Open banking initiatives have removed the barriers of a fragmented banking ecosystem and facilitated the adoption of account-to-account payments. A2A payments refer to the direct money transfer from one bank account into another one. These payments do not typically involve credit or debit cards, which reduces the transaction costs and enables more robust security.

Case in point — SEPAexpress

Germany-based paytech SEPAexpress provides white-label A2A payment services to merchants and businesses across Europe. Launched in 2017, the paytech now processes millions of transactions on a monthly basis and has payment flows of more than €200 billion. Recently, SEPAexpress was acquired by fintech platform Banking Circle Group.

Crypto and digital currencies

Crypto and digital currencies, including central bank digital currency (CBDC), are also gaining momentum, marking the beginning of a new era of payments. Moving from centralized, FIAT-backed credit to decentralized digital currencies brings the benefit of cheaper and instantaneous domestic and international payments. The added bonus is potential reduction in energy consumption and decreased carbon emission.

Despite the recent cryptocurrency plunge, the future of payments is undoubtedly digital, and forward-thinking companies are starting to tap into this market.
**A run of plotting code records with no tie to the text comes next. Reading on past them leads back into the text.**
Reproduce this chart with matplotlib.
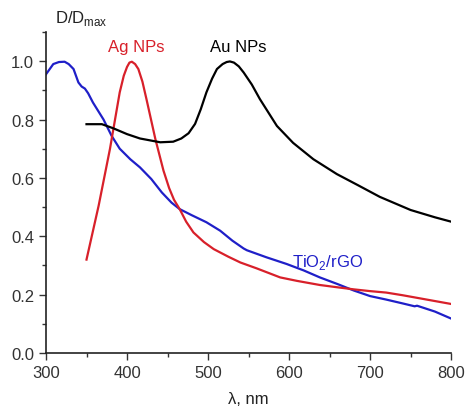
import numpy as np
import matplotlib
matplotlib.use("Agg")
import matplotlib.pyplot as plt
from matplotlib.ticker import MultipleLocator

plt.rcParams['font.family'] = ['Liberation Sans', 'DejaVu Sans']

# TiO2/rGO
wl_tio2 = [300, 309, 316, 323, 328, 334, 340, 344, 348, 352, 358, 371, 381, 391, 404, 416, 430,
           443, 455, 465, 480, 498, 515, 530, 544, 548, 572, 597, 618, 638, 660, 680, 700,
           720, 740, 755, 758, 780, 800]
d_tio2 = [0.955, 0.99, 0.997, 0.998, 0.99, 0.973, 0.927, 0.913, 0.906, 0.89, 0.858, 0.80, 0.744, 0.70, 0.664, 0.636, 0.596,
          0.55, 0.515, 0.493, 0.472, 0.448, 0.419, 0.385, 0.358, 0.352, 0.328, 0.305, 0.283, 0.259, 0.236, 0.214, 0.195,
          0.183, 0.17, 0.16, 0.162, 0.142, 0.118]

# Ag NPs
wl_ag = [350, 365, 379, 391, 396, 400, 403, 406, 410, 414, 419, 424, 435, 445, 452, 458, 465,
         473, 482, 495, 507, 525, 540, 560, 589, 610, 638, 660, 680, 700, 720, 740, 760, 780, 800]
d_ag = [0.32, 0.505, 0.70, 0.893, 0.95, 0.98, 0.995, 0.998, 0.99, 0.973, 0.93, 0.87, 0.733, 0.625, 0.565, 0.525, 0.493,
        0.45, 0.413, 0.38, 0.356, 0.33, 0.31, 0.29, 0.259, 0.247, 0.233, 0.225, 0.218, 0.212, 0.207, 0.198, 0.188, 0.178, 0.168]

# Au NPs
wl_au = [350, 369, 383, 400, 416, 441, 457, 467, 476, 484, 491, 498, 505, 511, 518, 523, 527, 532, 538, 544,
         554, 564, 585, 605, 630, 659, 685, 712, 750, 780, 800]
d_au = [0.784, 0.784, 0.77, 0.75, 0.735, 0.722, 0.724, 0.735, 0.753, 0.785, 0.835, 0.893, 0.94, 0.973, 0.99, 0.997, 0.999, 0.995, 0.982, 0.961,
        0.92, 0.87, 0.778, 0.72, 0.664, 0.613, 0.575, 0.535, 0.49, 0.465, 0.45]

fig = plt.figure(figsize=(4.66, 4.10), dpi=100)
ax = fig.add_axes([0.0987, 0.1366, 0.8693, 0.783])

ax.plot(wl_tio2, d_tio2, color='#1f1fc8', lw=1.6)
ax.plot(wl_ag, d_ag, color='#d8202a', lw=1.6)
ax.plot(wl_au, d_au, color='black', lw=1.6)

ax.set_xlim(300, 800)
ax.set_ylim(0, 1.1)
ax.set_xticks([300, 400, 500, 600, 700, 800])
ax.set_yticks([0.0, 0.2, 0.4, 0.6, 0.8, 1.0])
ax.xaxis.set_minor_locator(MultipleLocator(50))
ax.yaxis.set_minor_locator(MultipleLocator(0.1))
ax.tick_params(which='both', direction='out', labelsize=12, colors='#333333')
ax.tick_params(which='major', length=5, width=1)
ax.tick_params(which='minor', length=3, width=1)
ax.spines['top'].set_visible(False)
ax.spines['right'].set_visible(False)
for s in ['left', 'bottom']:
    ax.spines[s].set_linewidth(1.2)
    ax.spines[s].set_color('#222222')

fig.text(0.118, 0.955, 'D/D$_{\\mathregular{max}}$', fontsize=12, color='#222222', va='center')
ax.text(377, 1.05, 'Ag NPs', fontsize=12, color='#d8202a', ha='left', va='center')
ax.text(503, 1.05, 'Au NPs', fontsize=12, color='black', ha='left', va='center')
ax.text(604, 0.315, 'TiO$_\\mathregular{2}$/rGO', fontsize=12, color='#1f1fc8', ha='left', va='center')
ax.set_xlabel('λ, nm', fontsize=12, color='#222222', labelpad=8)

fig.savefig('out.png', dpi=100)
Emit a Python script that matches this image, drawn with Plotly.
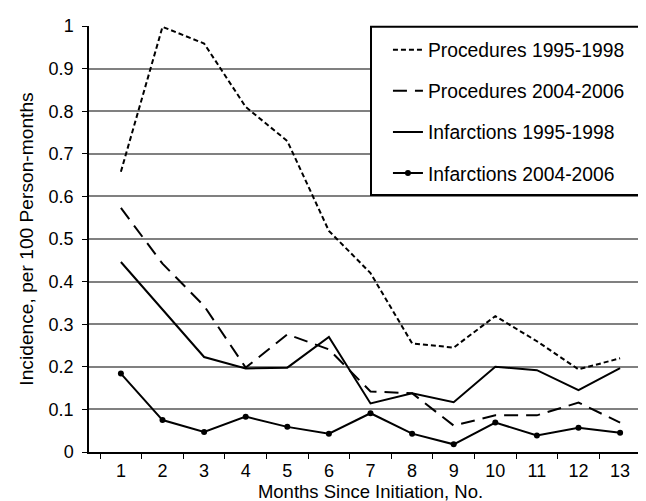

For one, PayPal recently allowed users to transfer cryptocurrency from their PayPal accounts to other wallets, in addition to the ability to buy and sell digital currencies.

Case in point — China

China boasts one of the most prominent pilot CBDC projects as transactions in digital yuan or e-CNY surpassed 100 billion yuan as of August 31. The People’s Bank of China (PBOC) reported that over 5.6 million merchants could accept digital currency for payments. The successful trial has now been extended to four more major provinces, including Guangdong, Jiangsu, Hebei and Sichuan.

Real-time payments rails

Touted as the next payment gamechanger, real-time payments rails are platforms and networks that enable users to initiate and receive payments nearly instantaneously. These networks are accessible round the clock, 365 days, meaning that they are always ready to process transfers. In addition to speed, real-time payments enable end-to-end transparency and smooth bilateral communication between the parties.

Case in point — The Clearing House

In 2017, The Clearing House (TCH) launched an RTP platform, the first of its kind in the United States. Today, TCH’s platform powers such giants as Fiserv, Sherpa Technologies, Volante and others in their quest to provide a range of various real-time payment services, including peer-to-peer (P2P) payments, payouts for gig economy work or insurance claims, and interbank account transfers.

Summing up

Customer expectations and behaviors are changing across all industries, and the payments industry is no exception. Now, consumers are demanding seamless, safe, and fast payment experiences. And the PayTech revolution has enabled merchants and businesses to successfully address the challenge of payment speed, convenience, transaction costs, and risk protection. From digital wallets and super apps to A2A payments to digital currencies, PayTech solutions are emerging on top of legacy infrastructure to help businesses keep up with the pace of the change.